The ocean warmth report published on 9th January 2020, says that there is a “record-setting ocean warming.” The cause is human-emitted greenhouse gases that warm the planet. This finding is consistent with the IPCC September 2019 special report (Cheng, et al., 2020).
This is because the oceans absorb more than 90% of excess heat from the atmosphere and the accumulation of heat causes the oceans to warm. Just last year, 2019, the researchers found that that ocean temperature between 0-2000 meters deep is at a record high (Cheng, et al., 2020).
Data from the Institute of Atmospheric Physics (IAP) and the National Oceanic and Atmospheric Administration/National Center for Environmental Information (NOAA/NCEI) shows the 1981-2010 average water temperature is only 25 Zetta Joules. The 2019 data registered a 228 Zetta Joules (ZJ), showing a significant increase in ocean temperatures (Cheng, et al., 2020).
What does it mean to us
To contextualise what this 228 ZJ of ocean warming means, scientists compare it with the amount of energy released by the explosion of the atomic bomb in Hiroshima Japan in 1945 which is 63,000,000,000,000 Joules amount of energy. Scientists say that in the past 25 years, the warming of the ocean can be compared to 3.6 billion Hiroshima atom-bomb explosions in the oceans or an average of 4 Hiroshima bombs’ worth of energy entering into the ocean every second for the past 25 years (Houser, 2020).
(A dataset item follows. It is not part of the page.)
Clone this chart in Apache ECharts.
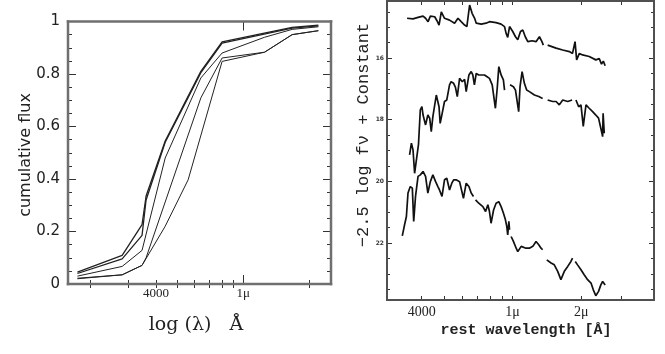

This analogy is mind-boggling. To think that heating of our ocean from the GHG trapped in our atmosphere would have the same amount of energy as the continuous explosions of atomic bombs is sobering.
With this new ocean data, scientists are now able to rank the warmest years since 1950. They have found out that the top 5 warmest years in history have been the last 5 years. Also, the top 10 warmest years, has also been the last 10 years as well. Scientists suggest that this trend of rising ocean temperatures is linked to climate change (Cheng, et al., 2020).
Ocean warming is widely distributed throughout the world’s ocean but it is the Atlantic Ocean and especially the Southern Ocean that showed much higher warming of up to 35 to 43% since 1970. The excess warming in the Southern Ocean is transported northward across the equator and influence recent marine heatwaves in the Tasman Sea (Cheng, et al., 2020).
The evidence of ocean warming is irrefutable according to the study, it also shows an imbalance in the Earth’s energy. What researchers in the study are discovering is that excess GHG trapped in the atmosphere causes global warming, heats up the oceans, and the remaining heat is causing the land to become hotter and drier as well and melts the ice on land and sea. The IPCC Reports are also saying the same thing that human carbon emissions are causing global warming (Cheng, et al., 2020).
The effects of ocean warming
Marine heatwaves caused by ocean warming poses threats to biodiversity, fisheries and economic losses. Researches have discovered that major heatwaves that have happened recently are occurring in the Mediterranean Sea, North Pacific, Equatorial Central Pacific, Tasman Sea, and North Atlantic (Cheng, et al., 2020).
Other consequences of increasing ocean temperatures are rising sea levels because of thermal expansion and added mass from the ice melts. In fact, the last ten years shows the highest in global mean sea level since 1900. Warming ocean waters also reduce dissolved oxygen in the ocean that can destroy sea life, particularly corrals, and other sensitive organisms. Warming also increases evaporation and moisture in the atmosphere that creates heavy rains, flooding, and more extreme hydrological cycle that can be linked to catastrophic fires in the Amazon, California, and more recently Australia (Cheng, et al., 2020).